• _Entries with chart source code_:
(begin)

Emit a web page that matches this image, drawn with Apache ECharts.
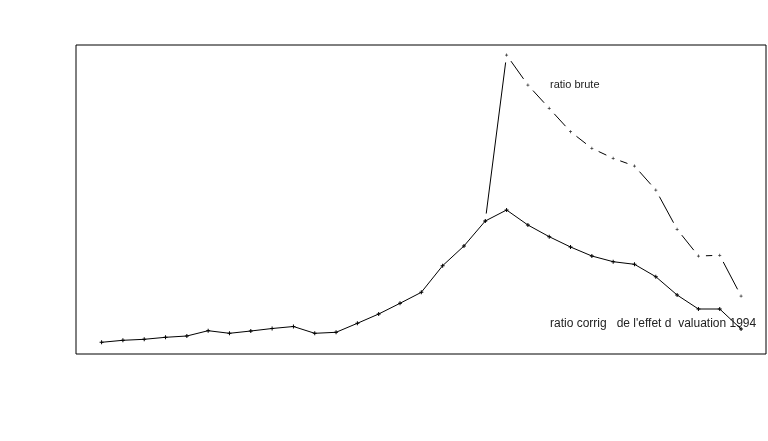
<!DOCTYPE html>
<html>
<head>
<meta charset="utf-8">
<script src="https://cdn.jsdelivr.net/npm/echarts@6/dist/echarts.min.js"></script>
<style>html,body{margin:0;padding:0;background:#fff}#c{width:768px;height:441px}</style>
</head>
<body>
<div id="c"></div>
<script>
var years = [1964,1965,1966,1967,1968,1969,1970,1971,1972,1973,1974,1975,1976,1977,1978,1979,1980,1981,1982,1983,1984,1985,1986,1987,1988,1989,1990,1991,1992,1993,1994];
var ratioCorrige = [1.17,1.37,1.47,1.67,1.80,2.33,2.07,2.30,2.55,2.75,2.07,2.17,3.07,4.00,5.07,6.17,8.83,10.80,13.30,14.40,12.90,11.73,10.70,9.80,9.23,8.97,7.73,5.90,4.50,4.50,2.50];
var ratioBrute = [null,null,null,null,null,null,null,null,null,null,null,null,null,null,null,null,null,null,13.30,29.90,26.90,24.57,22.23,20.57,19.57,18.80,16.40,12.47,9.80,9.87,5.80];
var labelBrute = "ratio brute";
var labelCorrige = "ratio corrig   de l'effet d  valuation 1994";

var brutePoints = [];
var bruteSegments = [];
for (var i = 0; i < years.length; i++) {
  if (ratioBrute[i] !== null) brutePoints.push([years[i], ratioBrute[i]]);
  if (i + 1 < years.length && ratioBrute[i] !== null && ratioBrute[i + 1] !== null) {
    bruteSegments.push([years[i], ratioBrute[i], years[i + 1], ratioBrute[i + 1]]);
  }
}

var plus = 'path://M-1,-0.25H1V0.25H-1Z M-0.25,-1H0.25V1H-0.25Z';
var chart = echarts.init(document.getElementById('c'));
chart.setOption({
  animation: false,
  grid: {left: 76, top: 45, width: 690, height: 309, show: true, borderColor: '#000', borderWidth: 1, backgroundColor: 'transparent'},
  xAxis: {type: 'value', min: 1962.8, max: 1995.17, show: false},
  yAxis: {type: 'value', min: 0, max: 30.9, show: false},
  series: [
    {type: 'line', data: years.map(function(y,i){return [y, ratioCorrige[i]];}),
     symbol: plus, symbolSize: 4, showSymbol: true,
     itemStyle: {color: '#000'}, lineStyle: {color: '#000', width: 1}},
    {type: 'scatter', data: brutePoints, symbol: plus, symbolSize: 3,
     itemStyle: {color: '#000'}},
    {type: 'custom', data: bruteSegments,
     renderItem: function (params, api) {
       var p1 = api.coord([api.value(0), api.value(1)]);
       var p2 = api.coord([api.value(2), api.value(3)]);
       var dx = p2[0] - p1[0], dy = p2[1] - p1[1];
       var len = Math.sqrt(dx * dx + dy * dy);
       var g = 7.5;
       if (len <= 2 * g) return null;
       var ux = dx / len, uy = dy / len;
       return {type: 'line',
         shape: {x1: p1[0] + ux * g, y1: p1[1] + uy * g, x2: p2[0] - ux * g, y2: p2[1] - uy * g},
         style: {stroke: '#000', lineWidth: 1}};
     }}
  ],
  graphic: [
    {type: 'text', left: 550, top: 79, style: {text: labelBrute, font: '11px "Liberation Sans", Arial, sans-serif', fill: '#222'}},
    {type: 'text', left: 550, top: 318, style: {text: labelCorrige, font: '12px "Liberation Sans", Arial, sans-serif', fill: '#222'}}
  ]
});
</script>
</body>
</html>
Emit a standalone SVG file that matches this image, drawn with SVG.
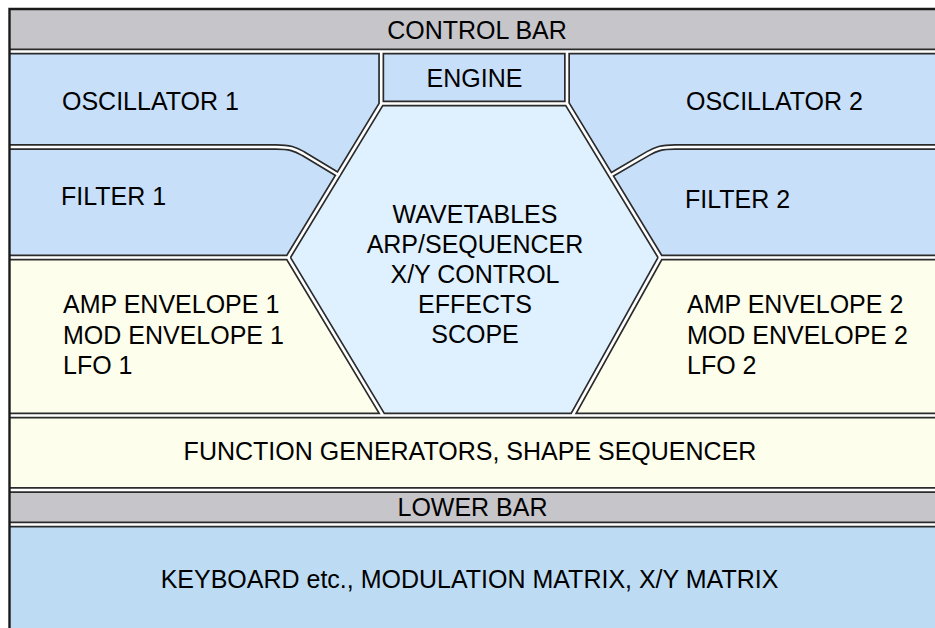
<svg xmlns="http://www.w3.org/2000/svg" width="935" height="628" viewBox="0 0 935 628">
<style>
  .t{font-family:"Liberation Sans",Arial,sans-serif;font-size:25px;fill:#000000}
  .m{text-anchor:middle}
  .gray{fill:#c6c5ca}
  .blue{fill:#c8dffa}
  .hex{fill:#dff0fe}
  .cream{fill:#fefeec}
  .kb{fill:#bddcf4}
  .bd{fill:none;stroke:#2b2b2b;stroke-width:6;stroke-linejoin:miter;stroke-linecap:butt}
  .bw{fill:none;stroke:#ffffff;stroke-width:2.6;stroke-linejoin:miter;stroke-linecap:butt}
  .frame{fill:none;stroke:#1a1a1a;stroke-width:2.4}
</style>
<defs>
  <path id="sepPaths" d="M9,51.5 H940 M381.2,51.5 V103.5 H567 V51.5 M381.5,103.5 L288,257.5 L383,415.5 M567,103.5 L660.5,257.5 L572.5,415.5 M9,147 H276 C290,147 295,149 303,153.5 L339.5,175.5 M940,147 H675 C661,147 656,149 648,153.5 L609.5,176 M9,257.5 H290 M658.5,257.5 H940 M9,415.5 H940 M9,490 H940 M9,524.5 H940"/>
</defs>
<rect x="0" y="0" width="935" height="628" fill="#ffffff"/>
<g id="control-bar">
  <rect class="gray" x="9" y="8" width="931" height="43.5"/>
  <text class="t m" x="477" y="39">CONTROL BAR</text>
</g>
<g id="oscillator-1">
  <path class="blue" d="M9,51.5 H381.2 V103.5 L338.25,174.5 L303,153.5 C295,149 290,147 276,147 H9 Z"/>
  <text class="t" x="62" y="110">OSCILLATOR 1</text>
</g>
<g id="filter-1">
  <path class="blue" d="M9,147 H276 C290,147 295,149 303,153.5 L338.25,174.5 L288,257.5 H9 Z"/>
  <text class="t" x="61" y="205">FILTER 1</text>
</g>
<g id="engine">
  <rect class="blue" x="381.2" y="51.5" width="185.8" height="52"/>
  <text class="t m" x="474.5" y="87">ENGINE</text>
</g>
<g id="oscillator-2">
  <path class="blue" d="M567,51.5 H940 V147 H675 C661,147 656,149 648,153.5 L610.5,175 L567,103.5 Z"/>
  <text class="t" x="686" y="110">OSCILLATOR 2</text>
</g>
<g id="filter-2">
  <path class="blue" d="M940,147 H675 C661,147 656,149 648,153.5 L610.5,175 L660.5,257.5 H940 Z"/>
  <text class="t" x="685" y="208">FILTER 2</text>
</g>
<g id="amp-mod-lfo-1">
  <path class="cream" d="M9,257.5 H288 L383,415.5 H9 Z"/>
  <text class="t" x="63" y="313">AMP ENVELOPE 1</text>
  <text class="t" x="63" y="343.5">MOD ENVELOPE 1</text>
  <text class="t" x="63" y="374">LFO 1</text>
</g>
<g id="amp-mod-lfo-2">
  <path class="cream" d="M660.5,257.5 H940 V415.5 H572.5 Z"/>
  <text class="t" x="687" y="313">AMP ENVELOPE 2</text>
  <text class="t" x="687" y="343.5">MOD ENVELOPE 2</text>
  <text class="t" x="687" y="374">LFO 2</text>
</g>
<g id="center-hexagon">
  <path class="hex" d="M381.5,103.5 H567 L660.5,257.5 L572.5,415.5 H383 L288,257.5 Z"/>
  <text class="t m" x="475" y="223">WAVETABLES</text>
  <text class="t m" x="475" y="253">ARP/SEQUENCER</text>
  <text class="t m" x="475" y="283">X/Y CONTROL</text>
  <text class="t m" x="475" y="313">EFFECTS</text>
  <text class="t m" x="475" y="343">SCOPE</text>
</g>
<g id="function-generators">
  <rect class="cream" x="9" y="415.5" width="931" height="74.5"/>
  <text class="t m" x="470" y="460">FUNCTION GENERATORS, SHAPE SEQUENCER</text>
</g>
<g id="lower-bar">
  <rect class="gray" x="9" y="490" width="931" height="34.5"/>
  <text class="t m" x="472.5" y="516">LOWER BAR</text>
</g>
<g id="keyboard-matrix">
  <rect class="kb" x="9" y="524.5" width="931" height="110"/>
  <text class="t m" x="469.5" y="588">KEYBOARD etc., MODULATION MATRIX, X/Y MATRIX</text>
</g>
<g id="connectors">
  <use href="#sepPaths" class="bd"/>
  <use href="#sepPaths" class="bw"/>
  <path class="frame" d="M9.5,628 V9 H940"/>
</g>
</svg>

(end)

• _THE PROBLEM_:
Only the lines from the start of the records to the line with "de l'effet d" belong in the copy. Print them exactly, minus pictures.

• _TASK ANSWER_:
Emit a web page that matches this image, drawn with Apache ECharts.
<!DOCTYPE html>
<html>
<head>
<meta charset="utf-8">
<script src="https://cdn.jsdelivr.net/npm/echarts@6/dist/echarts.min.js"></script>
<style>html,body{margin:0;padding:0;background:#fff}#c{width:768px;height:441px}</style>
</head>
<body>
<div id="c"></div>
<script>
var years = [1964,1965,1966,1967,1968,1969,1970,1971,1972,1973,1974,1975,1976,1977,1978,1979,1980,1981,1982,1983,1984,1985,1986,1987,1988,1989,1990,1991,1992,1993,1994];
var ratioCorrige = [1.17,1.37,1.47,1.67,1.80,2.33,2.07,2.30,2.55,2.75,2.07,2.17,3.07,4.00,5.07,6.17,8.83,10.80,13.30,14.40,12.90,11.73,10.70,9.80,9.23,8.97,7.73,5.90,4.50,4.50,2.50];
var ratioBrute = [null,null,null,null,null,null,null,null,null,null,null,null,null,null,null,null,null,null,13.30,29.90,26.90,24.57,22.23,20.57,19.57,18.80,16.40,12.47,9.80,9.87,5.80];
var labelBrute = "ratio brute";
var labelCorrige = "ratio corrig   de l'effet d  valuation 1994";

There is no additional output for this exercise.